Gospel LK 2:1-14
In those days a decree
went out from Caesar Augustus
that the whole world
should be enrolled.
This was the first
enrollment,
when Quirinius was
governor of Syria.
So all went to be
enrolled, each to his own town.
And Joseph too went up
from Galilee from the town of Nazareth
to Judea, to the city of
David that is called Bethlehem,
because he was of the house
and family of David,
to be enrolled with Mary,
his betrothed, who was with child.
While they were there,
the time came for her to
have her child,
and she gave birth to her
firstborn son.
She wrapped him in
swaddling clothes and laid him in a manger,
because there was no room
for them in the inn.
Note:
Augustus's
reign laid the foundations of a regime that lasted, in one form or another, for
nearly fifteen hundred years through the ultimate decline of the Western Roman
Empire and until the Fall of Constantinople in 1453. Both his adoptive surname,
Caesar, and his title Augustus became the permanent titles of the rulers of the
Roman Empire for fourteen centuries after his death, in use both at Old Rome
and at New Rome.

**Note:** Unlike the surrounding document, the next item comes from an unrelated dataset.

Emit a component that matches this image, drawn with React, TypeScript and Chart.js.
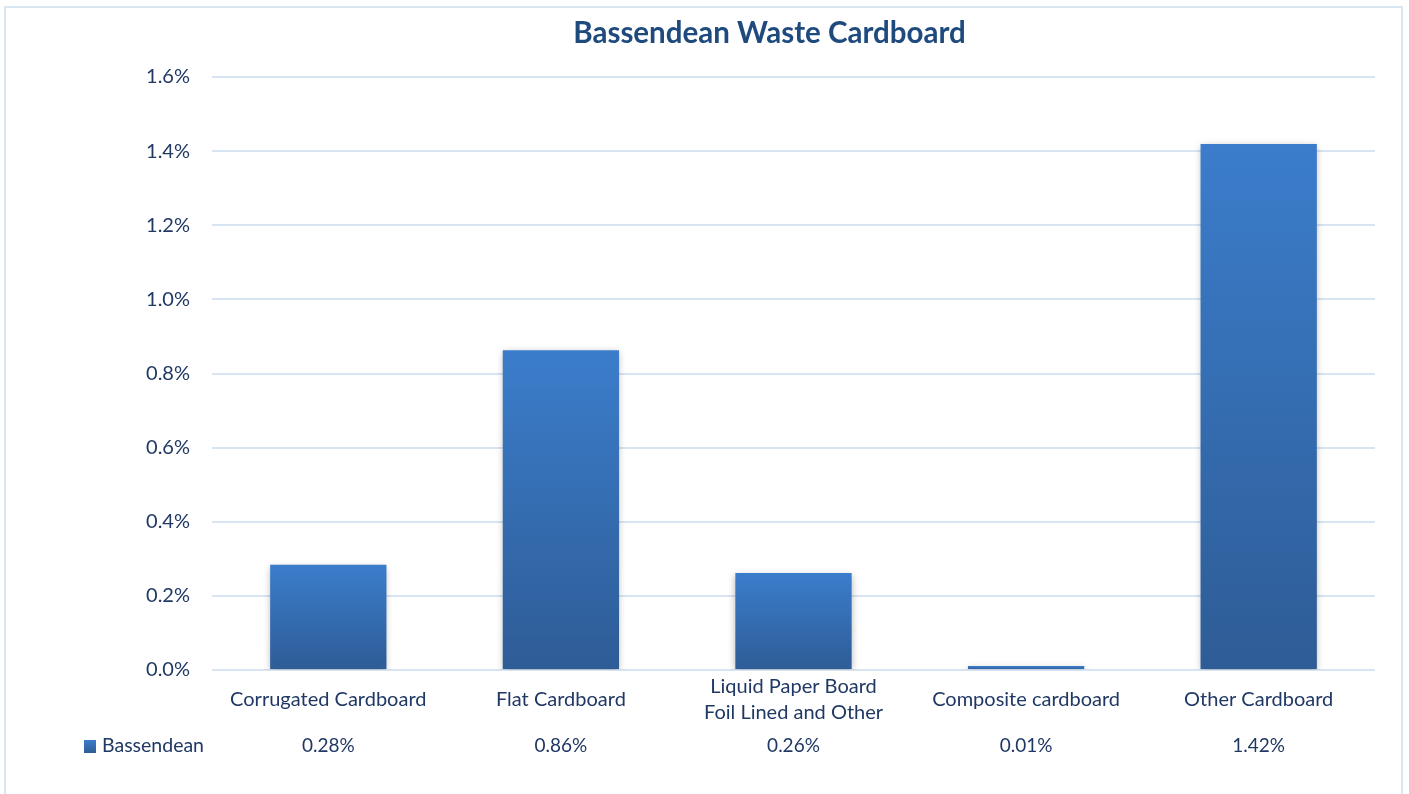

In many languages, Caesar became the word for Emperor, as in
the German Kaiser and in the Bulgarian and subsequently Russian Tsar (sometimes
Csar or Czar). The cult of Divus Augustus continued until the state religion of
the Empire was changed to Christianity in 391 by Theodosius I.
There is a
reference to Quirinius in the Gospel of Luke chapter 2, which links the birth
of Jesus to the time of the Census of Quirinius, although this appears to
contradict the time of Jesus birth given in the Gospel of Matthew. Quirinius served as governor of Syria with
authority over Iudaea until 12 AD, when he returned to Rome as a close
associate of Tiberius. Nine years later he died and was given a public funeral.